One was able to admire Miss Harry’s abilities and physical advantages more and more often on celluloid. John Waters, the thrash-movie director, for example, commissioned the couple Harry/Stein to write the soundtrack for his stinking film “Polyester”. Brian De Palma benefitted from Debbie’s hit “Rush Rush” for his Hitchcock imitation film ‘Scarface’ and horror specialist David Cronenberg, who has recently brought out the film “The Fly”, hired Debbie to act in “Videodrome” in 1982. The intention had been to make it a cult film, but it’s an extremely boring product inspite of Debbie.
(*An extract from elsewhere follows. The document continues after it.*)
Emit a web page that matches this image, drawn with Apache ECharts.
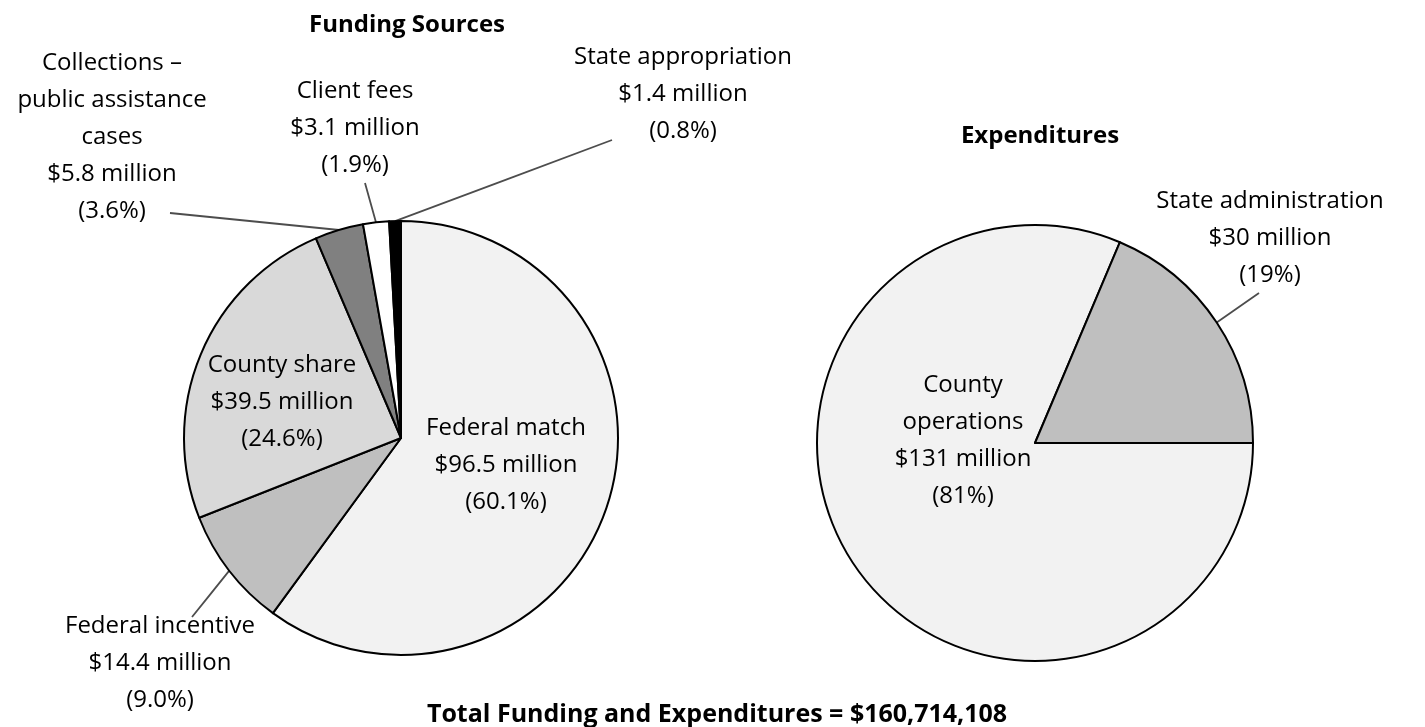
<!DOCTYPE html>
<html>
<head>
<meta charset="utf-8">
<script src="https://cdn.jsdelivr.net/npm/echarts@6/dist/echarts.min.js"></script>
<style>
html,body{margin:0;padding:0;background:#fff;}
#chart{width:1425px;height:727px;}
</style>
</head>
<body>
<div id="chart"></div>
<script>
// ---- data ----
const fundingNames = ['Federal match', 'Federal incentive', 'County share', 'Collections –\npublic assistance\ncases', 'Client fees', 'State appropriation'];
const fundingValues = [96.5, 14.4, 39.5, 5.8, 3.1, 1.4];
const fundingPct = ['60.1%', '9.0%', '24.6%', '3.6%', '1.9%', '0.8%'];

const expendNames = ['County\noperations', 'State administration'];
const expendValues = [131, 30];
const expendPct = ['81%', '19%'];

const titleLeft = 'Funding Sources';
const titleRight = 'Expenditures';
const totalText = 'Total Funding and Expenditures = $160,714,108';

// ---- styles / layout ----
const FONT = '"Open Sans", "Noto Sans", sans-serif';
const fundingColors = ['#f2f2f2', '#bfbfbf', '#d9d9d9', '#808080', '#ffffff', '#000000'];
const expendColors = ['#f2f2f2', '#bfbfbf'];
// label anchor (center of text block) and leader-line end point
const fundingLabelPos = [
  {x: 506, y: 465},
  {x: 160, y: 663, end: [192, 617]},
  {x: 282, y: 402},
  {x: 112, y: 137, end: [170, 213]},
  {x: 355, y: 128, end: [365, 183]},
  {x: 683, y: 94, end: [612, 140]}
];
const expendLabelPos = [
  {x: 963, y: 441},
  {x: 1270, y: 238, end: [1259, 293]}
];

function buildData(names, values, pct, colors, pos) {
  return names.map((n, i) => ({
    name: n,
    value: values[i],
    itemStyle: {color: colors[i]},
    label: {position: pos[i].end ? 'outside' : 'inside'},
    labelLine: {show: !!pos[i].end}
  }));
}

function makeLayout(pos) {
  return function (params) {
    const p = pos[params.dataIndex];
    const out = {x: p.x, y: p.y, align: 'center', verticalAlign: 'middle'};
    if (p.end && params.labelLinePoints) {
      const s = params.labelLinePoints[0];
      out.labelLinePoints = [s, [(s[0] + p.end[0]) / 2, (s[1] + p.end[1]) / 2], p.end];
    }
    return out;
  };
}

function labelFmt(values, pct) {
  return function (params) {
    return params.name + '\n$' + values[params.dataIndex] + ' million\n(' + pct[params.dataIndex] + ')';
  };
}

const commonLabel = {
  show: true,
  color: '#000',
  fontFamily: FONT,
  fontSize: 24,
  lineHeight: 37,
  align: 'center'
};

const chart = echarts.init(document.getElementById('chart'), null, {renderer: 'canvas'});
chart.setOption({
  backgroundColor: '#ffffff',
  animation: false,
  title: [
    {text: titleLeft, left: 402, top: 8, textAlign: 'center',
     textStyle: {fontFamily: FONT, fontWeight: 'bold', fontSize: 24, color: '#000'}},
    {text: titleRight, left: 1035, top: 119, textAlign: 'center',
     textStyle: {fontFamily: FONT, fontWeight: 'bold', fontSize: 24, color: '#000'}},
    {text: totalText, left: 712, top: 697, textAlign: 'center',
     textStyle: {fontFamily: FONT, fontWeight: 'bold', fontSize: 25, color: '#000'}}
  ],
  series: [
    {
      type: 'pie',
      center: [401, 438],
      radius: 217,
      startAngle: 90,
      clockwise: true,
      avoidLabelOverlap: false,
      minShowLabelAngle: 0,
      emphasis: {disabled: true},
      itemStyle: {borderColor: '#000', borderWidth: 2},
      label: Object.assign({}, commonLabel, {formatter: labelFmt(fundingValues, fundingPct)}),
      labelLine: {lineStyle: {color: '#4d4d4d', width: 1.8}, length: 10, length2: 10},
      labelLayout: makeLayout(fundingLabelPos),
      data: buildData(fundingNames, fundingValues, fundingPct, fundingColors, fundingLabelPos)
    },
    {
      type: 'pie',
      center: [1035, 443],
      radius: 218,
      startAngle: 0,
      clockwise: true,
      avoidLabelOverlap: false,
      minShowLabelAngle: 0,
      emphasis: {disabled: true},
      itemStyle: {borderColor: '#000', borderWidth: 2},
      label: Object.assign({}, commonLabel, {formatter: labelFmt(expendValues, expendPct)}),
      labelLine: {lineStyle: {color: '#4d4d4d', width: 1.8}, length: 10, length2: 10},
      labelLayout: makeLayout(expendLabelPos),
      data: buildData(expendNames, expendValues, expendPct, expendColors, expendLabelPos)
    }
  ]
});
</script>
</body>
</html>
That was, however, in the post-Debbie era which started when Chris Stein collapsed on stage during a US tour – diagnosis: Pemphigus Vulgaris, a skin disease that often turns out to be fatal. That meant the end of the group’s career for the time being, but they hadn’t been in demand in Europe for quite some time anyway. After her unsuccessful solo album, which even a crack producer like Nile Rodgers couldn’t turn into a success (“Koo Koo” – forgotten and in vain) Debbie concentrated on looking after her sick partner, interrupted by a few detours into the film business. Her last product in this sector was regarded as a flop by critics as well as cinemagoers, a thriller comedie ‘Forever Lulu’, by Amos Kulik, in which Debbie Harry plays a (unfortunately) mute part beside Hanna Schygulla.
Back to the beginning: At the beginning of 1987 Debbie-Darling’s star is twinkeling almost as bright as in the best of the old Blondie days – the reason being that the single, “French Kissin”, her first single off the album, “Rockbird”, made it effortlessly into the charts. Besides, everybody is really nice to her in order to prevent her from vanishing again. Does she deserve our sympathy? But anyway, if Debbie’s next album is even a bit better, say, a bit more personal, and if she finally gets the part in a real good film… then we could be really talking comeback.